For me, this translates into a much clearer need to have “first party” financing be a first priority in health care.

3 Comments
  • tomography
    Posted at 05:16h, 01 March Reply

    Hello,
    I was trying to sign up to your RSS feed, but I could not find it. Great blog! Keep up the good work.
    Andras

  • scottshreeve
    Posted at 01:29h, 14 March Reply

    From Uncle Buck:

    It is good to see people talking about changes to health care, not only the payment for health care but also the delivery of services.

    It is interesting to see that most of the discussion centers around how to steal money from one or more groups to pay for someone else’s health care.

    Next thing you know there will be groups wanting others to pay their mortgages. Oh you say that is already being considered. Well where have I been?

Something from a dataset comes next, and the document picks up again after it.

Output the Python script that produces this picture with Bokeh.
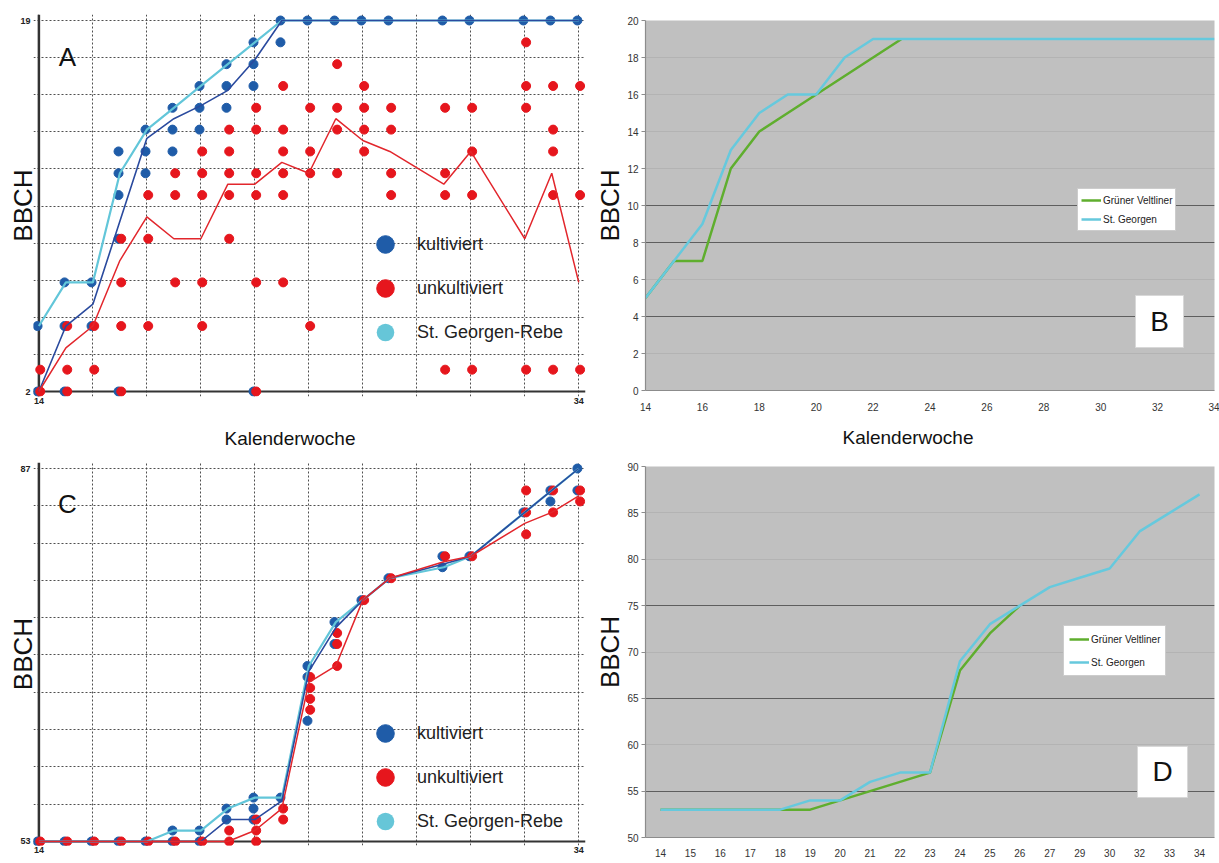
from bokeh.plotting import figure
from bokeh.models import (ColumnDataSource, FixedTicker, Span, Label, Legend, LegendItem,
                          Grid, FactorRange, Range1d, BoxAnnotation, Title)
from bokeh.layouts import row, column
from bokeh.transform import dodge
from bokeh.embed import file_html
from bokeh.resources import INLINE

FONT = "Liberation Sans"

# ---------------- data ----------------
LINE_WEEKS = [14, 15, 16, 17, 18, 19, 20, 21, 22, 23, 24, 25, 26, 27, 29, 30, 32, 33, 34]

# Panel A: BBCH 2-19 single observations (week -> list of BBCH values)
A_KULT = {14: [5, 2], 15: [7, 5, 2], 16: [7, 5], 17: [13, 12, 11, 9, 2],
          18: [14, 13, 12], 19: [15, 14, 13], 20: [16, 15, 14], 21: [17, 16, 15],
          22: [18, 17, 16, 2], 23: [19, 18], 24: [19], 25: [19], 26: [19], 27: [19],
          29: [19], 30: [19], 32: [19], 33: [19], 34: [19]}
A_UNKULT = {14: [3, 2], 15: [5, 3, 2], 16: [5, 3], 17: [9, 7, 5, 2], 18: [11, 9, 5],
            19: [12, 11, 7], 20: [13, 12, 11, 7, 5], 21: [14, 13, 12, 11, 9],
            22: [15, 14, 12, 11, 7, 2], 23: [16, 14, 13, 12, 11, 7], 24: [15, 13, 12, 5],
            25: [17, 15, 14, 12], 26: [16, 15, 14, 13], 27: [15, 14, 12, 11],
            29: [15, 12, 11, 3], 30: [15, 13, 11, 3], 32: [18, 16, 15, 3],
            33: [16, 14, 13, 11, 3], 34: [16, 11, 3]}
A_LINE_KULT = [2, 5, 6, 9.8, 13.6, 14.5, 15.1, 15.8, 17.2, 19, 19, 19, 19, 19, 19, 19, 19, 19, 19]
A_LINE_UNKULT = [2, 4, 5, 8, 10, 9, 9, 11.5, 11.5, 12.5, 12, 14.5, 13.5, 13, 11.5, 13, 9, 12, 7]
A_LINE_SG = [5, 7, 7, 12, 14, 15, 16, 17, 18, 19, 19, 19, 19, 19, 19, 19, 19, 19, 19]
A_Y_TICKS = [2, 19]

# Panel C: BBCH 53-87
C_KULT = {14: [53], 15: [53], 16: [53], 17: [53], 18: [53], 19: [54, 53], 20: [54, 53],
          21: [56, 55], 22: [57, 56, 55], 23: [57], 24: [69, 68, 64], 25: [73, 71],
          26: [75], 27: [77], 29: [79, 78], 30: [79], 32: [83], 33: [85, 84], 34: [87, 85]}
C_UNKULT = {14: [53], 15: [53], 16: [53], 17: [53], 18: [53], 19: [53], 20: [53],
            21: [54, 53], 22: [55, 54, 53], 23: [56, 55], 24: [68, 67, 66, 65],
            25: [72, 71, 69], 26: [75], 27: [77], 29: [79], 30: [79], 32: [85, 83, 81],
            33: [85, 83], 34: [85, 84]}
C_LINE_KULT = [53, 53, 53, 53, 53, 53, 53, 55, 55, 56.7, 68.5, 72.5, 75, 77, 78.3, 79, 83, 85, 87]
C_LINE_UNKULT = [53, 53, 53, 53, 53, 53, 53, 53, 54, 56, 67.5, 69, 75, 77, 78.5, 79, 82, 83, 84.5]
C_LINE_SG = [53, 53, 53, 53, 53, 54, 54, 56, 57, 57, 69, 73, 75, 77, 78, 79, 83, 85, 87]
C_Y_TICKS = [53, 87]

X_TICKS_AC = [14, 34]

# Panel B
B_SG = [5, 7, 9, 13, 15, 16, 16, 18, 19, 19, 19, 19, 19, 19, 19, 19, 19, 19, 19]
B_GV = [5, 7, 7, 12, 14, 15, 16, 17, 18, 19]
B_Y_TICKS = list(range(0, 21, 2))
B_X_TICKS = list(range(14, 35, 2))

# Panel D
D_LABELS = [str(w) for w in LINE_WEEKS]
D_SG = [53, 53, 53, 53, 53, 54, 54, 56, 57, 57, 69, 73, 75, 77, 78, 79, 83, 85, 87]
D_GV = [53, 53, 53, 53, 53, 53, 54, 55, 56, 57, 68, 72, 75]
D_Y_TICKS = list(range(50, 91, 5))

# ---------------- styles ----------------
BLUE = "#1f5ca8"
RED = "#e6161d"
CYAN = "#66c6d8"
BLUE_LINE = "#2a4a9e"
RED_LINE = "#e2262c"
CYAN_LINE = "#62c6d9"
GREEN = "#5fae2e"
CYAN_B = "#66c9dd"
GRAY_BG = "#c0c0c0"


def flatten(d):
    weeks, vals = [], []
    for w, vs in d.items():
        for v in vs:
            weeks.append(w)
            vals.append(v)
    return ColumnDataSource(data=dict(week=weeks, bbch=vals))


def kw_title(offset, standoff):
    return Title(text="Kalenderwoche", align="left", offset=offset, vertical_align="top",
                 standoff=standoff, text_font=FONT, text_font_size="19px",
                 text_font_style="normal", text_color="#111")


def scatter_panel(kult, unkult, lk, lu, lsg, yticks, yr, frame_h, mb_top, mb_bottom,
                  letter, letter_y, legend_vy):
    y_lo, y_hi = yticks
    p = figure(frame_width=552, frame_height=frame_h,
               x_range=Range1d(13.8, 34.25), y_range=Range1d(*yr),
               output_backend="svg", toolbar_location=None,
               min_border_left=33, min_border_right=7,
               min_border_top=mb_top, min_border_bottom=mb_bottom,
               background_fill_color="white", border_fill_color="white",
               outline_line_color=None)
    p.xgrid.ticker = FixedTicker(ticks=list(range(14, 35, 2)))
    p.ygrid.ticker = FixedTicker(ticks=[y_lo + k * (y_hi - y_lo) / 10 for k in range(11)])
    for g in (p.xgrid[0], p.ygrid[0]):
        g.grid_line_color = "#3c3c3c"
        g.grid_line_dash = "2 2"
        g.grid_line_width = 1
        g.grid_line_alpha = 0.9
    p.xaxis.ticker = FixedTicker(ticks=X_TICKS_AC)
    p.yaxis.ticker = FixedTicker(ticks=list(yticks))
    for ax in (p.xaxis[0], p.yaxis[0]):
        ax.axis_line_color = None
        ax.major_tick_line_color = None
        ax.minor_tick_line_color = None
        ax.major_tick_out = 0
        ax.major_tick_in = 0
        ax.minor_tick_out = 0
        ax.minor_tick_in = 0
        ax.major_label_text_font = FONT
        ax.major_label_text_font_size = "9px"
        ax.major_label_text_font_style = "bold"
        ax.major_label_text_color = "#222"
    p.xaxis.major_label_standoff = 1
    p.yaxis.major_label_standoff = 3
    p.yaxis.axis_label = "BBCH"
    p.yaxis.axis_label_text_font = FONT
    p.yaxis.axis_label_text_font_size = "26px"
    p.yaxis.axis_label_text_font_style = "normal"
    p.yaxis.axis_label_text_color = "#111"
    p.yaxis.axis_label_standoff = -21

    p.add_layout(Span(location=14, dimension="height", line_color="#333333",
                      line_width=2.5, level="underlay"))
    p.add_layout(Span(location=y_lo, dimension="width", line_color="#333333",
                      line_width=2, level="underlay"))

    rk = p.scatter(x=dodge("week", -0.05), y="bbch", source=flatten(kult), size=9,
                   fill_color=BLUE, line_color=BLUE)
    ru = p.scatter(x=dodge("week", 0.05), y="bbch", source=flatten(unkult), size=9,
                   fill_color=RED, line_color=RED)
    rsg = p.scatter(LINE_WEEKS, lsg, size=0, fill_color=CYAN, line_color=None)

    p.line(LINE_WEEKS, lsg, line_color=CYAN_LINE, line_width=2.2)
    p.line(LINE_WEEKS, lk, line_color=BLUE_LINE, line_width=1.6)
    p.line(LINE_WEEKS, lu, line_color=RED_LINE, line_width=1.5)

    legend = Legend(items=[LegendItem(label="kultiviert", renderers=[rk]),
                           LegendItem(label="unkultiviert", renderers=[ru]),
                           LegendItem(label="St. Georgen-Rebe", renderers=[rsg])],
                    location=(330, legend_vy), orientation="vertical",
                    glyph_width=44, glyph_height=44, label_height=20, spacing=-12,
                    padding=0, margin=0, label_standoff=10,
                    label_text_font=FONT, label_text_font_size="18px",
                    label_text_color="#222", label_text_baseline="middle",
                    background_fill_alpha=0, border_line_color=None)
    p.add_layout(legend)

    p.add_layout(Label(x=34, y=letter_y, x_units="screen", y_units="screen", text=letter,
                       text_font=FONT, text_font_size="26px", text_align="center",
                       text_baseline="middle", text_color="#111"))
    return p


def style_line_axes(p, ylab_standoff, x_standoff):
    for ax in (p.xaxis[0], p.yaxis[0]):
        ax.axis_line_color = "#8c8c8c"
        ax.axis_line_width = 1.2
        ax.minor_tick_line_color = None
        ax.minor_tick_out = 0
        ax.minor_tick_in = 0
        ax.major_label_text_font = FONT
        ax.major_label_text_font_size = "10px"
        ax.major_label_text_color = "#333"
    p.yaxis.major_tick_out = 4
    p.yaxis.major_tick_in = 0
    p.yaxis.major_tick_line_color = "#8c8c8c"
    p.yaxis.major_label_standoff = 3
    p.xaxis.major_tick_out = 0
    p.xaxis.major_tick_in = 0
    p.xaxis.major_tick_line_color = None
    p.xaxis.major_label_standoff = x_standoff
    p.yaxis.axis_label = "BBCH"
    p.yaxis.axis_label_text_font = FONT
    p.yaxis.axis_label_text_font_size = "26px"
    p.yaxis.axis_label_text_font_style = "normal"
    p.yaxis.axis_label_text_color = "#111"
    p.yaxis.axis_label_standoff = ylab_standoff


def grids(p, all_ticks, dark_ticks):
    p.xgrid.visible = False
    p.ygrid.ticker = FixedTicker(ticks=all_ticks)
    p.ygrid.grid_line_color = "#b3b3b3"
    p.ygrid.grid_line_width = 1
    p.add_layout(Grid(dimension=1, ticker=FixedTicker(ticks=dark_ticks),
                      grid_line_color="#5e5e5e", grid_line_width=1.2))


def line_legend(p, r_gv, r_sg, loc, padding, spacing):
    p.add_layout(Legend(items=[LegendItem(label="Grüner Veltliner", renderers=[r_gv]),
                               LegendItem(label="St. Georgen", renderers=[r_sg])],
                        location=loc, orientation="vertical", glyph_width=20,
                        glyph_height=16, label_height=16, spacing=spacing,
                        padding=padding, margin=0, label_standoff=2,
                        label_text_font=FONT, label_text_font_size="10px",
                        label_text_color="#222", label_text_baseline="middle",
                        background_fill_color="white", background_fill_alpha=1,
                        border_line_color="#9a9a9a", border_line_width=1))


def letter_box(p, letter, box, center):
    l, r, b, t = box
    p.add_layout(BoxAnnotation(left=l, right=r, bottom=b, top=t,
                               left_units="screen", right_units="screen",
                               bottom_units="screen", top_units="screen",
                               fill_color="white", fill_alpha=1,
                               line_color="#d8d8d8", line_alpha=1, line_width=1))
    p.add_layout(Label(x=center[0], y=center[1], x_units="screen", y_units="screen",
                       text=letter, text_font=FONT, text_font_size="28px",
                       text_align="center", text_baseline="middle", text_color="#111"))


# ---------------- panels ----------------
pA = scatter_panel(A_KULT, A_UNKULT, A_LINE_KULT, A_LINE_UNKULT, A_LINE_SG, A_Y_TICKS,
                   (1.771, 19.275), 382, 14, 18, "A", 340, 42)
pC = scatter_panel(C_KULT, C_UNKULT, C_LINE_KULT, C_LINE_UNKULT, C_LINE_SG, C_Y_TICKS,
                   (52.635, 87.547), 383, 48, 13, "C", 342, 2)
pC.add_layout(kw_title(191, 24), "above")

# Panel B
pB = figure(frame_width=569, frame_height=370, x_range=Range1d(14, 34), y_range=Range1d(0, 20),
            output_backend="svg", toolbar_location=None,
            min_border_left=50, min_border_right=5, min_border_top=20, min_border_bottom=0,
            background_fill_color=GRAY_BG, border_fill_color="white", outline_line_color=None)
grids(pB, B_Y_TICKS, [4, 8, 10])
pB.xaxis.ticker = FixedTicker(ticks=B_X_TICKS)
pB.yaxis.ticker = FixedTicker(ticks=B_Y_TICKS)
style_line_axes(pB, -1, 12)
rb_gv = pB.line(LINE_WEEKS[:len(B_GV)], B_GV, line_color=GREEN, line_width=2.5)
rb_sg = pB.line(LINE_WEEKS, B_SG, line_color=CYAN_B, line_width=2.5)
line_legend(pB, rb_gv, rb_sg, (432, 159), 3, 3)
letter_box(pB, "B", (490, 538, 43, 95), (514, 69))
pB.add_layout(kw_title(197, 26), "below")

# Panel D
pD = figure(frame_width=569, frame_height=371, x_range=FactorRange(factors=D_LABELS),
            y_range=Range1d(50, 90), output_backend="svg", toolbar_location=None,
            min_border_left=50, min_border_right=5, min_border_top=4, min_border_bottom=24,
            background_fill_color=GRAY_BG, border_fill_color="white", outline_line_color=None)
grids(pD, D_Y_TICKS, [55, 65, 75])
pD.yaxis.ticker = FixedTicker(ticks=D_Y_TICKS)
style_line_axes(pD, -1, 11)
rd_gv = pD.line(D_LABELS[:len(D_GV)], D_GV, line_color=GREEN, line_width=2.5)
rd_sg = pD.line(D_LABELS, D_SG, line_color=CYAN_B, line_width=2.5)
line_legend(pD, rd_gv, rd_sg, (418, 161), 5, 7)
letter_box(pD, "D", (492, 542, 40, 91), (517, 66))

layout = row(column(pA, pC), column(pB, pD))

open("out.html", "w").write(file_html(layout, INLINE))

    By the way, I am looking for someone to pay my car payment, and while they are at it I really would like to have a better car or at least a more expensive one, I also would like to visit Starbuck’s twice a day rather than once a week or so that I can afford, and certainly not the last thing I would like someone else to pay for is a week in some different, exotic vacation spot every month. Who wants to volunteer?

    If you want to fix the health care system then you really have to look into history and see what groups have had negative impacts on health care and how the financing is accomplished. Then start to work on changes.

    Check this out, as you should everything that impacts your life, but I think the medical insurance industry got major impetus during the “New Deal” and World War II, when wage and price controls were in effect, however, employers could add certain programs to their workers income that were not considered cash income. These programs did not put cash directly in the employee’s pockets that they could use to buy consumer goods and services. This would have driven prices up due to the scarcity of autos and a host of other products. I believe this led to the over use of the insurance, because if there is something you can have and you don’t have to pay for it then you think it is your right to have as much as possible.

    This is now coming full circle; major and not so major companies are looking for someone to pay for the health care for retirees that they had promised to pay for life. Now of course when they originally made those promises health care was much less expensive.

    This isn’t the only area that needs some changes. Thinking back over the 14 years or so that I have had Type 2 diabetes I cannot remember a cure for this situation. When I visit my personal physician everyone rejoices, but me. He says, “We have to get the glucose reading down, there’s a new pill for that, your blood pressure is a little above the recommended pressure that has just been reduced by someone, there’s a new pill for that, and your cholesterol is too high there’s two new pills for that, so after adding three or four new prescriptions to my over medicated life, I go to the pharmacist who is very happy to see me.

    Even the insurance company is happy to see these transactions. They no doubt own interests in the drug companies and if my costs are two high they raise the premiums next time around. So everyone is happy? Even the side effects are happy.

    Then I tell my M.D. who is in the “practice” of medicine that some day he may get enough practice so that he can really be a healer, not just be a pill pusher. Of course, my attorney, my accountant, my dentist, my foot doctor, and others are all just practicing.

    Then there are the governments at all levels whose interest in health and medical care has nothing really to do with health or medical care. It has more to do with getting votes.